Etymology: From the mountain range.

Variant names: Forest taniwah, Hairy moehau, 
Matau, Moehau monster, Toangina, Tuuhourangi.

Physical description: Covered with red or silver 
hair.

Habitat: Caves.

Distribution: Coromandel Range, Waikato 
River, and Tongariro National Park, North Island, 
New Zealand; Cameron Mountains, Milford 
Wilderness, and Lake Wakatipu, South Island, 
New Zealand.

Significant sightings: In 1878, gold prospectors 
on Martha Hill in Waihi reported large, 
long-haired man-beasts carrying stone knives, 
hand axes, and wooden clubs.

Large, five-toed, humanlike footprints were 
found embedded in mud along a creek in 1903 
by miners in the Karangahake Gorge.

In early February 1952, hunters Douglas 
Tainvhana and Roy Norman got a fleeting 
glimpse of a hairy man running along a track on 
the Coromandel Peninsula.

In 1963, Carl McNeil saw an apelike creature 
running along a track bed on the Coromandel 
Peninsula.

Trevor Silcox was hunting wild pig with a 
companion in the Coromandel Range in 1972 
when they spotted a 6-foot, naked man covered 
with dark hair moving through the scrub. Four 
tracks measuring 14 inches long and 7 inches 
wide were found.

Possible explanation: A surviving remnant of 
postulated pre-Maori inhabitants of New 
Zealand.

The Moehau is reputed to be a large, hairy hominid cryptid in the Coromandel-Moehau ranges of New Zealand's North Island.

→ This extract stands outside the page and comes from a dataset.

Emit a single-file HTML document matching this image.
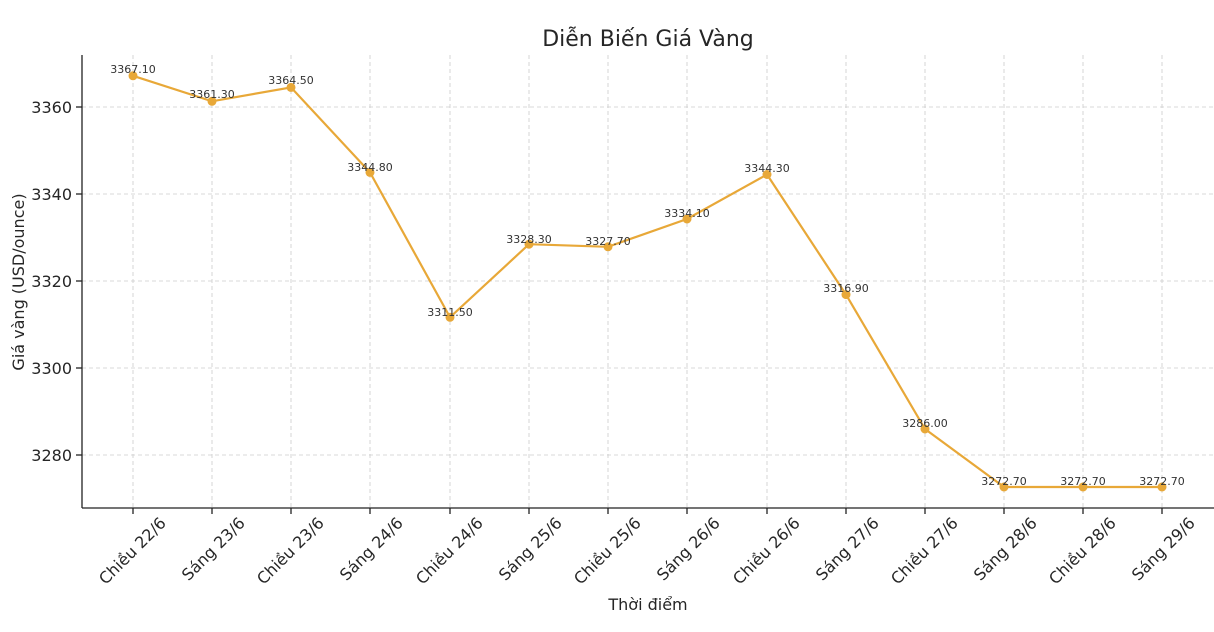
<!DOCTYPE html>
<html><head><meta charset="utf-8"><style>
body{margin:0;background:#fff;}
svg{display:block;font-family:"DejaVu Sans","Liberation Sans",sans-serif;}
</style></head><body>
<svg width="1214" height="632" viewBox="0 0 1214 632" xmlns="http://www.w3.org/2000/svg">
<text x="648" y="46" font-size="22" text-anchor="middle" fill="#262626">Diễn Biến Giá Vàng</text>
<g stroke="#cccccc" stroke-width="0.8" stroke-dasharray="4,3">
<line x1="82" x2="1214" y1="107" y2="107"/><line x1="82" x2="1214" y1="194" y2="194"/>
<line x1="82" x2="1214" y1="281" y2="281"/><line x1="82" x2="1214" y1="368" y2="368"/>
<line x1="82" x2="1214" y1="455" y2="455"/>
<line y1="55" y2="508" x1="133" x2="133"/><line y1="55" y2="508" x1="212" x2="212"/>
<line y1="55" y2="508" x1="291" x2="291"/><line y1="55" y2="508" x1="370" x2="370"/>
<line y1="55" y2="508" x1="450" x2="450"/><line y1="55" y2="508" x1="529" x2="529"/>
<line y1="55" y2="508" x1="608" x2="608"/><line y1="55" y2="508" x1="687" x2="687"/>
<line y1="55" y2="508" x1="767" x2="767"/><line y1="55" y2="508" x1="846" x2="846"/>
<line y1="55" y2="508" x1="925" x2="925"/><line y1="55" y2="508" x1="1004" x2="1004"/>
<line y1="55" y2="508" x1="1083" x2="1083"/><line y1="55" y2="508" x1="1162" x2="1162"/>
</g>
<g stroke="#222" stroke-width="1.3">
<line x1="82" y1="55" x2="82" y2="508"/><line x1="82" y1="508" x2="1214" y2="508"/>
<line x1="76" x2="82" y1="107" y2="107"/><line x1="76" x2="82" y1="194" y2="194"/>
<line x1="76" x2="82" y1="281" y2="281"/><line x1="76" x2="82" y1="368" y2="368"/>
<line x1="76" x2="82" y1="455" y2="455"/>
</g>
<g font-size="16" fill="#262626" text-anchor="end">
<text x="72" y="113">3360</text><text x="72" y="200">3340</text><text x="72" y="287">3320</text>
<text x="72" y="374">3300</text><text x="72" y="461">3280</text>
</g>
<g stroke="#222" stroke-width="1.3">
<line x1="133" x2="133" y1="508" y2="514"/><line x1="212" x2="212" y1="508" y2="514"/>
<line x1="291" x2="291" y1="508" y2="514"/><line x1="370" x2="370" y1="508" y2="514"/>
<line x1="450" x2="450" y1="508" y2="514"/><line x1="529" x2="529" y1="508" y2="514"/>
<line x1="608" x2="608" y1="508" y2="514"/><line x1="687" x2="687" y1="508" y2="514"/>
<line x1="767" x2="767" y1="508" y2="514"/><line x1="846" x2="846" y1="508" y2="514"/>
<line x1="925" x2="925" y1="508" y2="514"/><line x1="1004" x2="1004" y1="508" y2="514"/>
<line x1="1083" x2="1083" y1="508" y2="514"/><line x1="1162" x2="1162" y1="508" y2="514"/>
</g>
<g font-size="16" fill="#262626" text-anchor="end">
<text transform="translate(167,524) rotate(-45)">Chiều 22/6</text>
<text transform="translate(246,524) rotate(-45)">Sáng 23/6</text>
<text transform="translate(325,524) rotate(-45)">Chiều 23/6</text>
<text transform="translate(404,524) rotate(-45)">Sáng 24/6</text>
<text transform="translate(484,524) rotate(-45)">Chiều 24/6</text>
<text transform="translate(563,524) rotate(-45)">Sáng 25/6</text>
<text transform="translate(642,524) rotate(-45)">Chiều 25/6</text>
<text transform="translate(721,524) rotate(-45)">Sáng 26/6</text>
<text transform="translate(801,524) rotate(-45)">Chiều 26/6</text>
<text transform="translate(880,524) rotate(-45)">Sáng 27/6</text>
<text transform="translate(959,524) rotate(-45)">Chiều 27/6</text>
<text transform="translate(1038,524) rotate(-45)">Sáng 28/6</text>
<text transform="translate(1117,524) rotate(-45)">Chiều 28/6</text>
<text transform="translate(1196,524) rotate(-45)">Sáng 29/6</text>
</g>
<text x="648" y="610" font-size="16" text-anchor="middle" fill="#262626">Thời điểm</text>
<text transform="translate(24,282) rotate(-90)" font-size="16" text-anchor="middle" fill="#262626">Giá vàng (USD/ounce)</text>
<polyline fill="none" stroke="#E8A838" stroke-width="2.2" points="133,75.8 212,101.3 291,87.4 370,172.4 450,317.3 529,244.2 608,246.8 687,219 767,174.5 846,294.6 925,429 1004,487 1083,487 1162,487"/>
<g fill="#E8A838">
<circle cx="133" cy="75.8" r="4.5"/><circle cx="212" cy="101.3" r="4.5"/><circle cx="291" cy="87.4" r="4.5"/>
<circle cx="370" cy="172.4" r="4.5"/><circle cx="450" cy="317.3" r="4.5"/><circle cx="529" cy="244.2" r="4.5"/>
<circle cx="608" cy="246.8" r="4.5"/><circle cx="687" cy="219" r="4.5"/><circle cx="767" cy="174.5" r="4.5"/>
<circle cx="846" cy="294.6" r="4.5"/><circle cx="925" cy="429" r="4.5"/><circle cx="1004" cy="487" r="4.5"/>
<circle cx="1083" cy="487" r="4.5"/><circle cx="1162" cy="487" r="4.5"/>
</g>
<g font-size="11" fill="#333" text-anchor="middle">
<text x="133" y="73">3367.10</text><text x="212" y="98">3361.30</text><text x="291" y="84">3364.50</text>
<text x="370" y="171">3344.80</text><text x="450" y="316">3311.50</text><text x="529" y="243">3328.30</text>
<text x="608" y="245">3327.70</text><text x="687" y="217">3334.10</text><text x="767" y="172">3344.30</text>
<text x="846" y="292">3316.90</text><text x="925" y="427">3286.00</text><text x="1004" y="485">3272.70</text>
<text x="1083" y="485">3272.70</text><text x="1162" y="485">3272.70</text>
</g>
</svg>
</body></html>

The most common explanation for the Hairy Moehau is that it is a gorilla.

However, in 1970, County Councillor J. Reddy told Robyn Gosset that the Hairy Moehau was an exaggeration started from a joke.

Also in 1970, Bob Grey told researcher Robyn Gosset that the term “Moehau Monster” came from a name given to a Yankee steam hauler that was utilized for logging. In New Zealand Mysteries by Nicola McCloy, the author discredits both theories by citing several Moehau sightings during the early 19th century.